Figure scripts
* * * *

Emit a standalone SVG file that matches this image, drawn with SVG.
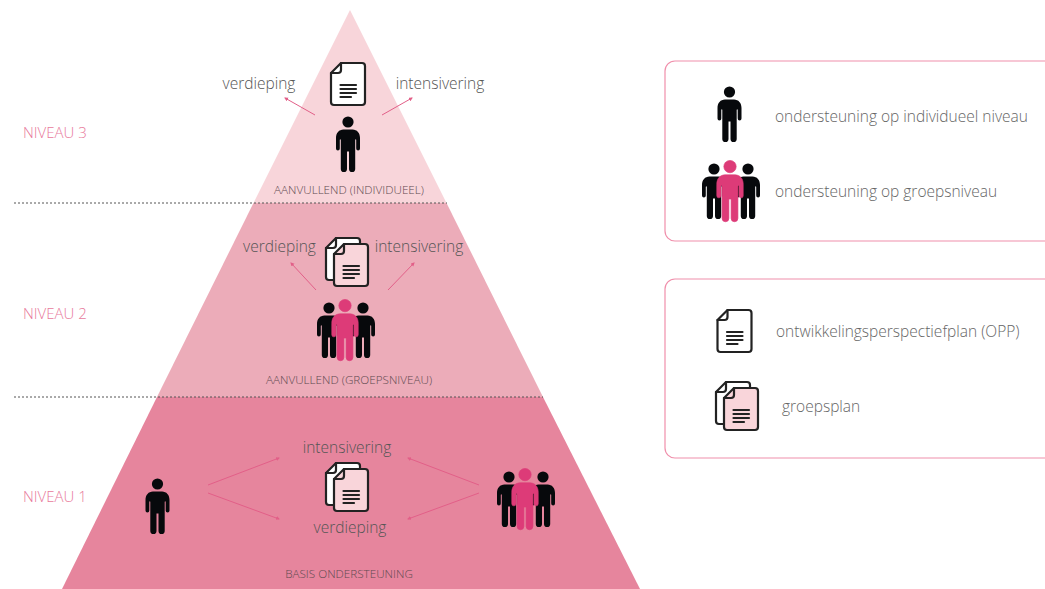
<svg xmlns="http://www.w3.org/2000/svg" xmlns:xlink="http://www.w3.org/1999/xlink" width="1045" height="589" viewBox="0 0 1045 589">
<style>
text{font-family:"Open Sans","Liberation Sans",sans-serif;font-weight:300;fill:#555}
.lbl{font-size:15.5px}
.leg{font-size:15.500px;fill:#666}
.niv{font-size:15px;fill:#e8799b}
.cap{font-size:11.700px;text-anchor:middle;fill:#5f4a50}
.mid{text-anchor:middle}
.dot{stroke:#555;stroke-width:1;stroke-dasharray:2 2;fill:none}
.arr{stroke:#e25f88;stroke-width:1;fill:none;marker-end:url(#ah)}
.box{fill:#fff;stroke:#f08fab;stroke-width:1.2}
.dl{stroke:#222;stroke-width:2.200;fill:none;stroke-linejoin:round;stroke-linecap:round}
.pb{fill:#07090c}
.pp{fill:#dd3b78}
</style>
<defs>
<marker id="ah" markerWidth="5" markerHeight="5" refX="3" refY="2" orient="auto" markerUnits="userSpaceOnUse"><path d="M0 0L4 2L0 4Z" fill="#e25f88"/></marker>
<symbol id="person" overflow="visible" viewBox="-13 0 26 56" width="26" height="56" x="-13">
<circle cx="0" cy="6" r="5.6"/>
<path d="M-4.500 13.500H4.500C9 13.500 12 17 12 22V32.500A1.900 1.900 0 0 1 8.200 32.500V24C8.200 23 7.200 23 7.200 24V53A3.100 3.100 0 0 1 1 53V35.500H-1V53A3.100 3.100 0 0 1-7.200 53V24C-7.200 23-8.200 23-8.200 24V32.500A1.900 1.900 0 0 1-12 32.500V22C-12 17-9 13.500-4.500 13.500Z"/>
</symbol>
<g id="doc">
<path class="dl" style="fill:inherit" d="M11 1H32A3 3 0 0 1 35 4V40A3 3 0 0 1 32 43H4A3 3 0 0 1 1 40V11Z"/>
<path class="dl" d="M11 1V8A3 3 0 0 1 8 11H1"/>
<path class="dl" d="M10.500 23H26M10.500 27H26M10.500 31H26M10.500 35H21"/>
</g>
<g id="doc2">
<use href="#doc" x="-8" y="-6" style="fill:#fff"/>
<use href="#doc" style="fill:#f9d5da"/>
</g>
<g id="group">
<use href="#person" x="-16" y="3" class="pb"/>
<use href="#person" x="18" y="3" class="pb"/>
<g transform="scale(1.1)" class="pp" stroke="#dd3b78" stroke-width=".6"><use href="#person"/></g>
</g>
</defs>

<g id="level-1"><path d="M157 397H543L640 589H62Z" fill="#e6859d"/></g>
<g id="level-2"><path d="M253.500 203H446.500L543 397H157Z" fill="#ecacb9"/></g>
<g id="level-3"><path d="M350 10L446.500 203H253.500Z" fill="#f8d5da"/></g>

<g id="separators">
<path class="dot" d="M14 203H447"/>
<path class="dot" d="M14 397H543"/>
</g>

<g id="connectors">
<path class="arr" d="M315 115L285 98"/>
<path class="arr" d="M382 115L412 98"/>
<path class="arr" d="M316 290L291 263"/>
<path class="arr" d="M388 290L414 263"/>
<path class="arr" d="M208 485L279 458"/>
<path class="arr" d="M208 493L279 519"/>
<path class="arr" d="M479 485L408 458"/>
<path class="arr" d="M479 493L408 519"/>
</g>

<g id="niveau-labels">
<text class="niv" x="23" y="138">NIVEAU 3</text>
<text class="niv" x="23" y="319">NIVEAU 2</text>
<text class="niv" x="23" y="502">NIVEAU 1</text>
</g>

<g id="node-niveau-3">
<use href="#doc" x="330" y="62" style="fill:#fff"/>
<use href="#person" x="348" y="116" class="pb"/>
<text class="lbl mid" x="259" y="89">verdieping</text>
<text class="lbl mid" x="440" y="89">intensivering</text>
<text class="cap" x="349" y="194">AANVULLEND (INDIVIDUEEL)</text>
</g>

<g id="node-niveau-2">
<use href="#doc2" x="333" y="243"/>
<use href="#group" x="345" y="299"/>
<text class="lbl mid" x="279.500" y="252">verdieping</text>
<text class="lbl mid" x="419" y="252">intensivering</text>
<text class="cap" x="349" y="384">AANVULLEND (GROEPSNIVEAU)</text>
</g>

<g id="node-niveau-1">
<use href="#doc2" x="333" y="468"/>
<use href="#person" x="157.500" y="478" class="pb"/>
<use href="#group" x="525" y="468"/>
<text class="lbl mid" x="347" y="453">intensivering</text>
<text class="lbl mid" x="350" y="533">verdieping</text>
<text class="cap" x="349" y="578">BASIS ONDERSTEUNING</text>
</g>

<g id="legend-support">
<rect class="box" x="665" y="61" width="420" height="180" rx="10"/>
<use href="#person" x="729.500" y="86" class="pb"/>
<use href="#group" x="730" y="160"/>
<text class="leg" x="775" y="122">ondersteuning op individueel niveau</text>
<text class="leg" x="775" y="197">ondersteuning op groepsniveau</text>
</g>

<g id="legend-plans">
<rect class="box" x="665" y="279" width="420" height="179" rx="10"/>
<use href="#doc" x="716.500" y="309" style="fill:#fff"/>
<use href="#doc2" x="723" y="387"/>
<text class="leg" x="776" y="337">ontwikkelingsperspectiefplan (OPP)</text>
<text class="leg" x="782" y="412">groepsplan</text>
</g>
</svg>
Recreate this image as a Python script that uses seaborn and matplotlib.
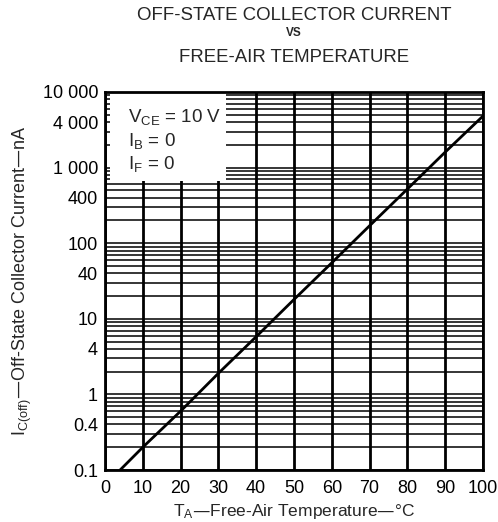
import matplotlib
matplotlib.use("Agg")
import matplotlib.pyplot as plt
from matplotlib.ticker import LogLocator, FixedLocator, NullFormatter
from matplotlib.patches import Rectangle
import seaborn as sns
import pandas as pd

# ---- data ----
temp_c = [4, 10, 20, 30, 40, 50, 60, 70, 80, 90, 100]
current_na = [0.1, 0.2, 0.6, 1.9, 5.8, 18, 55, 170, 520, 1600, 4800]
y_ticks = [0.1, 0.4, 1, 4, 10, 40, 100, 400, 1000, 4000, 10000]
y_tick_labels = ["0.1", "0.4", "1", "4", "10", "40", "100", "400",
                 "1 000", "4 000", "10 000"]
x_ticks = [0, 10, 20, 30, 40, 50, 60, 70, 80, 90, 100]
conditions = [r"V$_{CE}$ = 10 V", r"I$_{B}$ = 0", r"I$_{F}$ = 0"]

df = pd.DataFrame({"temp": temp_c, "current": current_na})

sns.set_style("white")
plt.rcParams['font.family'] = ['Liberation Sans', 'DejaVu Sans']
plt.rcParams['mathtext.default'] = 'regular'

fig = plt.figure(figsize=(4.98, 5.22), dpi=100)
ax = fig.add_axes([0.2108, 0.0996, 0.7590, 0.7242])

ax.set_axisbelow(True)
sns.lineplot(data=df, x="temp", y="current", color="black",
             linewidth=2, ax=ax, zorder=3)

ax.set_yscale("log")
ax.set_xlim(0, 100)
ax.set_ylim(0.1, 10000)

ax.yaxis.set_major_locator(FixedLocator(y_ticks))
ax.set_yticklabels(y_tick_labels)
ax.yaxis.set_minor_locator(LogLocator(base=10, subs=range(2, 10)))
ax.yaxis.set_minor_formatter(NullFormatter())
ax.set_xticks(x_ticks)

ax.grid(which="both", axis="y", color="black", linewidth=1.1)
ax.grid(which="major", axis="x", color="black", linewidth=2)
ax.tick_params(axis="both", which="both", length=0, labelsize=13,
               colors="black")
ax.tick_params(axis="x", pad=7)
ax.tick_params(axis="y", pad=5)

for s in ax.spines.values():
    s.set_color("black")
    s.set_linewidth(2)

# white condition box in top-left corner
ax.add_patch(Rectangle((0.014, 0.765), 0.305, 0.231, transform=ax.transAxes,
                       facecolor="white", edgecolor="none", zorder=2))
for i, txt in enumerate(conditions):
    ax.text(0.06, 0.96 - i * 0.062, txt, transform=ax.transAxes,
            fontsize=13.5, va="top", ha="left", zorder=4)

ax.set_xlabel(r"T$_{A}$—Free-Air Temperature—°C", fontsize=12.5, labelpad=4)
ax.set_ylabel(r"I$_{C(off)}$—Off-State Collector Current—nA",
              fontsize=13, labelpad=6)

fig.text(0.59, 0.971, "OFF-STATE COLLECTOR CURRENT", ha="center",
         va="center", fontsize=13.4)
fig.text(0.59, 0.937, "VS", ha="center", va="center", fontsize=8.5,
         fontweight="bold")
fig.text(0.59, 0.889, "FREE-AIR TEMPERATURE", ha="center",
         va="center", fontsize=13.4)

fig.savefig("out.png", dpi=100)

* * * *

* _Work required_: The copy should hold exactly the lines from the line with "Recreate this image" to the line with "import pandas as pd", both ends in, set down without any pictures and with nothing added.

* _Full output_:
Recreate this image as a Python script that uses seaborn and matplotlib.
import matplotlib
matplotlib.use("Agg")
import matplotlib.pyplot as plt
from matplotlib.ticker import LogLocator, FixedLocator, NullFormatter
from matplotlib.patches import Rectangle
import seaborn as sns
import pandas as pd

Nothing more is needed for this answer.